My favorite photo was this one:

I'm not sure where it came from but the look on both Erik's and Scott's faces is priceless. The caption read Duct Tape Merit Badge.

We combined with another scout in our ward, Evan Huffaker. They both wanted a very simple, low key program and that's what they got.

Erik's gone from this

to a grown up person overnight. Okay, maybe not overnight. But it sure seems that way.


I watched my mom pull her hair out with my brothers getting their eagle awards and I told myself I would not do that. I have been extremely blessed with tremendous scouting leaders along the way who have been supportive and helped both Erik and Nate along their scouting path.

In Erik's little speech he told about forgetting his sleeping bag on an overnight camp out 10 miles from our home. Instead of running him home to get one, the scout leader lent him an extra blanket he had. Erik said it was one of the coldest nights but he learned to never forget his sleeping bag again.

Paige Lerdahl accompanied Erik to his first cub scout day camp where she related to me how Erik could not pee in the outhouses they had set up. She tried to get him to just go off into the woods. Unfortunately, I had taught my boys to sit like a girl while using the bathroom. She ended up driving him down the mountain to a gas station to use the facilities. After hearing this story, I commissioned Tyler to teach our boys how to relieve themselves like a man. No scout -- or scout leader -- should end up in that predicament ever.

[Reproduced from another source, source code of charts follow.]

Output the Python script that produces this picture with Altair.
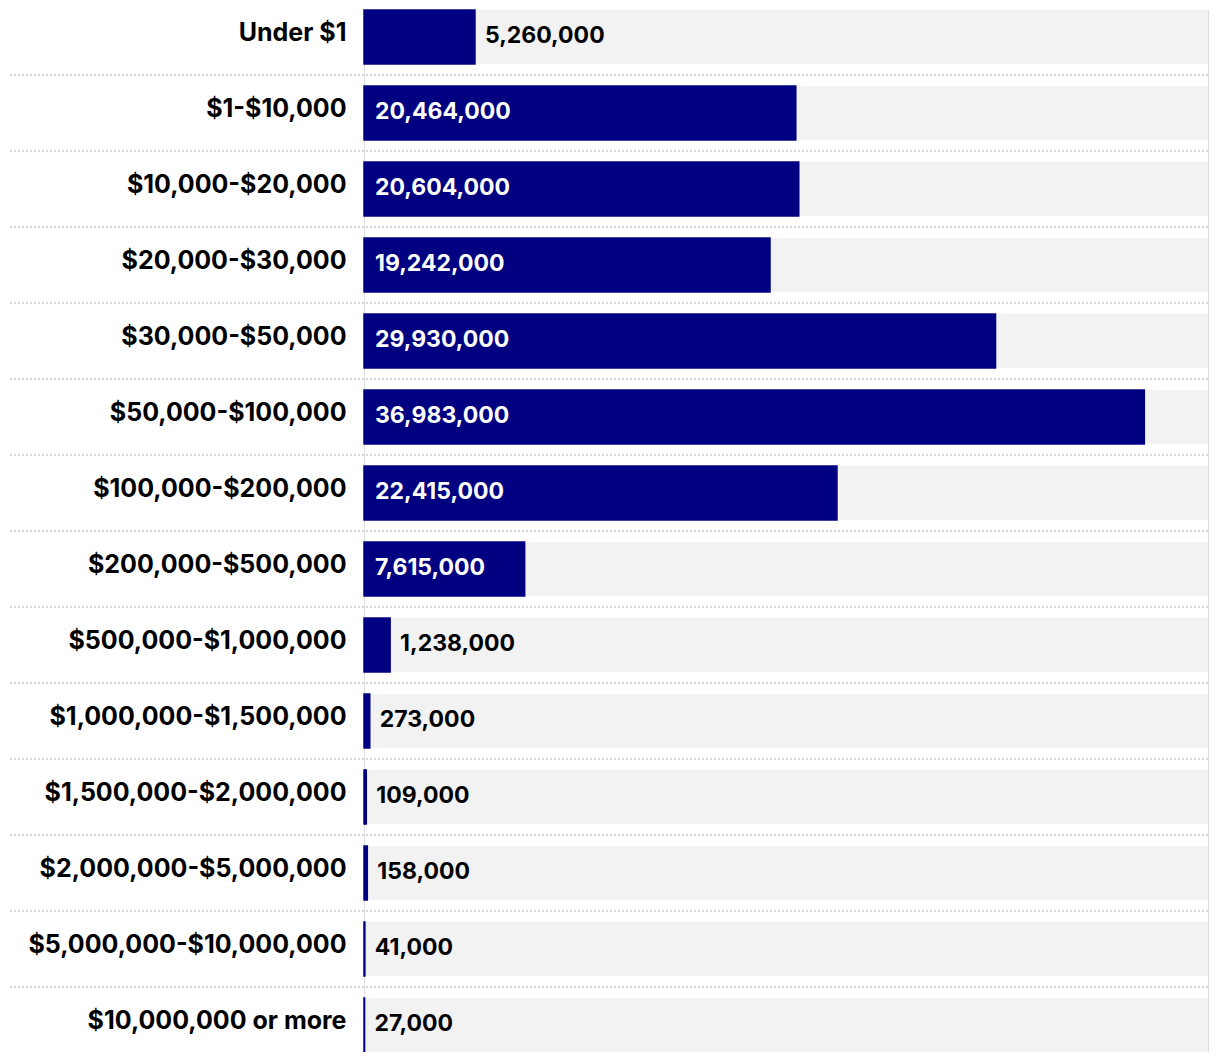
import altair as alt
import pandas as pd

categories = [
    "Under $1", "$1-$10,000", "$10,000-$20,000", "$20,000-$30,000",
    "$30,000-$50,000", "$50,000-$100,000", "$100,000-$200,000",
    "$200,000-$500,000", "$500,000-$1,000,000", "$1,000,000-$1,500,000",
    "$1,500,000-$2,000,000", "$2,000,000-$5,000,000",
    "$5,000,000-$10,000,000", "$10,000,000 or more",
]
values = [5260000, 20464000, 20604000, 19242000, 29930000, 36983000,
          22415000, 7615000, 1238000, 273000, 109000, 158000, 41000, 27000]

df = pd.DataFrame({"cat": categories, "value": values})
df["order"] = range(len(df))
df["label"] = [f"{v:,}" for v in values]

FONT = "Inter"
NAVY = "#000080"
XMAX = 40000000

xscale = alt.Scale(domain=[0, XMAX], nice=False, zero=True)
yenc = alt.Y("cat:N", sort=categories,
             scale=alt.Scale(paddingInner=22 / 76, paddingOuter=0),
             axis=alt.Axis(title=None, ticks=False, domain=False, grid=False,
                           labelFont=FONT, labelFontSize=25, labelFontWeight="bold",
                           labelColor="#000000", labelPadding=18, labelAlign="right",
                           labelOffset=-4, labelLimit=400))

base = alt.Chart(df)

bg = base.transform_calculate(zero="0", full=str(XMAX)).mark_bar(color="#f2f2f2").encode(
    x=alt.X("zero:Q", scale=xscale, axis=None),
    x2="full:Q",
    y=yenc,
)

bars = base.mark_bar(color=NAVY, stroke=NAVY, strokeWidth=1.5).encode(
    x=alt.X("value:Q", scale=xscale, axis=None),
    y=yenc,
)

seps = base.transform_filter(alt.datum.order < len(categories) - 1).mark_rule(
    color="#d6d6d6", strokeWidth=2, strokeDash=[2, 2], yOffset=11
).encode(
    y=alt.Y("cat:N", sort=categories, bandPosition=1),
    x=alt.value(-354),
    x2=alt.value(844),
)

inside = base.transform_filter(alt.datum.value > 6000000).transform_calculate(
    zero="0").mark_text(
    align="left", baseline="middle", dx=11, dy=-1, font=FONT, fontSize=23,
    fontWeight="bold", color="#ffffff"
).encode(
    x=alt.X("zero:Q", scale=xscale, axis=None),
    y=yenc,
    text="label:N",
)

outside = base.transform_filter(alt.datum.value <= 6000000).mark_text(
    align="left", baseline="middle", dx=10, dy=-1, font=FONT, fontSize=23,
    fontWeight="bold", color="#000000"
).encode(
    x=alt.X("value:Q", scale=xscale, axis=None),
    y=yenc,
    text="label:N",
)

chart = alt.layer(bg, seps, bars, inside, outside).properties(
    width=844, height=1042,
    autosize=alt.AutoSizeParams(type="none"),
    padding={"left": 356, "top": 2, "right": 4, "bottom": 0},
).configure_view(stroke=None).configure(background="#ffffff")

chart.save("out.html", embed_options={"renderer": "svg", "actions": False})
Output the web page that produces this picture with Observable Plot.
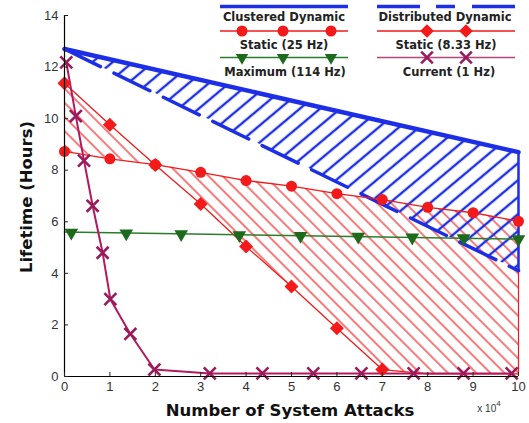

The rank of eagle scout is quite an accomplishment and there are few that get there. I just hope Erik has learned a few things about character, integrity, hard work, dedication in addition to the things he had to do to earn merit badges.

Even Nate got a little excitement when Aaron Roberts lent him his sword to use during the flag ceremony.


08 November 2017

A new and improved Nate

Braces came off today! Three down, possibly two more to go.


Nate laughed as we were checking out and the receptionist was scheduling him for three more appointments. Retainer fittings. Gums lasered. Final check. I guess we're not quite complete, but close.